On 5/13/2013 12:46 AM, Hannes Reinecke wrote:

> True. But and the end of the day, we _do_ want to recover the failed LUN.
> If we were to disable that faulty LUN and continue running with the others
> we won't have a chance of _ever_ recovering that one LUN.

	I don't buy this. Especially for FC devices, the vast majority of errors I see
are related to zoning, SFP and cabling problems. Once one of those happens you
tend to get a lot of shotgun debugging, which injects all kinds of
further errors.	None of these errors are fixed by the linux error recovery paths.

	That said, if the admin fixes something, for FC/SAS (and potentially others)
you _WILL_ get notification that the device is online again.


> SET when the link is down). So we basically _have_ to escalate it to the
> next level. Even though that will mean to stop I/O to other, hitherto
> unaffected instances.

	And a single failure, turns into performance bubbles and further errors on
other devices. Particularly if the functional devices are stateful, and the
error recovery mechanism isn't sufficiently intelligent about that state (see
tape drives). Think about what happens when a marginal SFP on a target causes
a device to repeatably drop off and reappear at some random point in the future.


	Anyway, It is possible to make a determination about the topology and make
decisions about the likely-hood of any given portion being at fault.
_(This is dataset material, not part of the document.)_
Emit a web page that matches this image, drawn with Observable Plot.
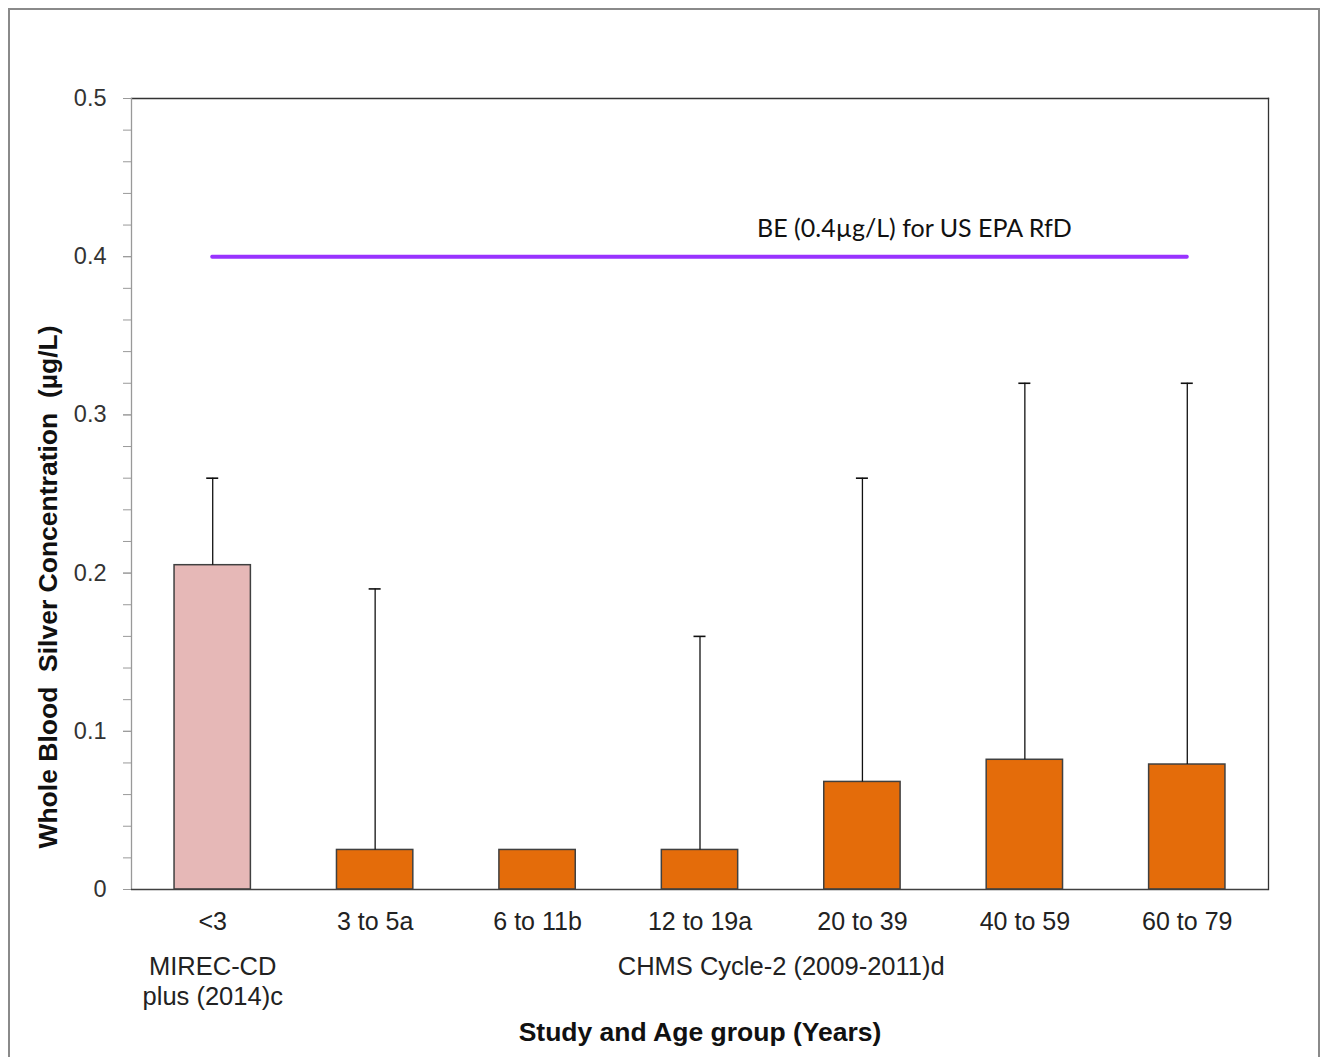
<!DOCTYPE html>
<html>
<head>
<meta charset="utf-8">
<script src="https://cdn.jsdelivr.net/npm/d3@7"></script>
<script src="https://cdn.jsdelivr.net/npm/@observablehq/plot@0.6"></script>
<style>
  html, body { margin: 0; padding: 0; background: #fff; }
  #wrap { position: relative; width: 1321px; height: 1057px; overflow: hidden; }
  #border { position: absolute; left: 8px; top: 8px; width: 1312px; height: 1100px; border: 2.5px solid #8a8a8a; box-sizing: border-box; pointer-events: none; }
  #chart { position: absolute; left: 0; top: 0; }
</style>
</head>
<body>
<div id="wrap"><div id="chart"></div><div id="border"></div></div>
<script>
const categories = ["<3", "3 to 5a", "6 to 11b", "12 to 19a", "20 to 39", "40 to 59", "60 to 79"];
const study = ["MIREC", "CHMS", "CHMS", "CHMS", "CHMS", "CHMS", "CHMS"];
const means = [0.205, 0.025, 0.025, 0.025, 0.068, 0.082, 0.079];
const upper = [0.26, 0.19, null, 0.16, 0.26, 0.32, 0.32];
const studyNames = ["MIREC", "CHMS"];
const studyLabels = ["MIREC-CD\nplus (2014)c", "CHMS Cycle-2 (2009-2011)d"];
const studyColors = ["#e6b8b7", "#e46c0a"];
const refValue = 0.4;
const refLabel = "BE (0.4µg/L) for US EPA RfD";
const refLabelPos = 4.32; // category-index position of label centre
const yTitle = "Whole Blood  Silver Concentration  (µg/L)";
const xTitle = "Study and Age group (Years)";

const rows = categories.map((c, i) => ({i, cat: c, study: study[i], mean: means[i], upper: upper[i]}));
const errRows = rows.filter(d => d.upper != null);
const groups = studyNames.map((s, k) => {
  const idx = rows.filter(d => d.study === s).map(d => d.i);
  return {label: studyLabels[k], x: d3.mean(idx)};
});
const half = 0.235, cap = 0.037;
const font = "Liberation Sans, Arial, sans-serif";

const chart = Plot.plot({
  width: 1321,
  height: 1057,
  marginLeft: 131,
  marginRight: 53,
  marginTop: 98,
  marginBottom: 168,
  style: {fontFamily: font, fontSize: "24px", background: "white"},
  x: {type: "linear", domain: [-0.5, categories.length - 0.5]},
  y: {domain: [0, 0.5]},
  color: {domain: studyNames, range: studyColors},
  marks: [
    Plot.frame({anchor: "top", stroke: "#333", strokeWidth: 1.3}),
    Plot.frame({anchor: "right", stroke: "#333", strokeWidth: 1.3}),
    Plot.axisY({ticks: d3.range(0, 0.5001, 0.02), tickSize: 8, tickFormat: () => "", stroke: "#999", label: null}),
    Plot.axisY({ticks: d3.range(0, 0.5001, 0.1), tickSize: 8, tickPadding: 17, tickFormat: d => String(+d.toFixed(1)), stroke: "#999", fill: "#333", fontSize: 23.5, label: null}),
    Plot.ruleX([0], {x: () => -0.5, stroke: "#999", strokeWidth: 1.3}),
    Plot.axisX({ticks: d3.range(categories.length), tickFormat: i => categories[i], tickSize: 0, tickPadding: 23, fill: "#222", fontSize: 25, label: null}),
    Plot.rectY(rows, {x1: d => d.i - half, x2: d => d.i + half, y1: 0, y2: "mean", fill: "study", stroke: "#404040", strokeWidth: 1.5}),
    Plot.ruleX(errRows, {x: "i", y1: "mean", y2: "upper", stroke: "#111", strokeWidth: 1.3}),
    Plot.ruleY(errRows, {y: "upper", x1: d => d.i - cap, x2: d => d.i + cap, stroke: "#111", strokeWidth: 1.6}),
    Plot.ruleY([0], {stroke: "#404040", strokeWidth: 1.5}),
    Plot.ruleY([refValue], {x1: 0, x2: categories.length - 1, stroke: "#9933ff", strokeWidth: 4, strokeLinecap: "round"}),
    Plot.text([refLabel], {x: () => refLabelPos, y: () => refValue, text: d => d, dy: -28, fontFamily: "Lato, Open Sans, sans-serif", fontSize: 25, fill: "#111"}),
    Plot.text(groups, {x: "x", y: () => 0, text: "label", dy: 64, lineAnchor: "top", lineHeight: 1.18, fontSize: 25.5, fill: "#222"}),
    Plot.text([xTitle], {frameAnchor: "bottom", text: d => d, dy: 143, lineAnchor: "middle", fontSize: 26.5, fontWeight: "bold", fill: "#111"}),
    Plot.text([yTitle], {frameAnchor: "left", text: d => d, rotate: -90, textAnchor: "middle", lineAnchor: "middle", dx: -83, dy: 93, fontSize: 26.5, fontWeight: "bold", fill: "#111"})
  ]
});
document.getElementById("chart").appendChild(chart);
</script>
</body>
</html>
For
example, if one lun on a target has failed and the remainder continue to work,
then its unlikely that if abort and lun reset fail that anything higher up in
the stack is going to succeed.

	I feel pretty strongly, at that point your better off providing good
diagnostics about the failure and expecting user interaction rather than
muddying the waters by causing other device interruptions. If the user tries
everything and determines that a HBA reset is the right choice, provide that
option, don't do it for them.

	If every device attached to the HBA fails then resetting the HBA is a valid
choice, not before. Same for I_T.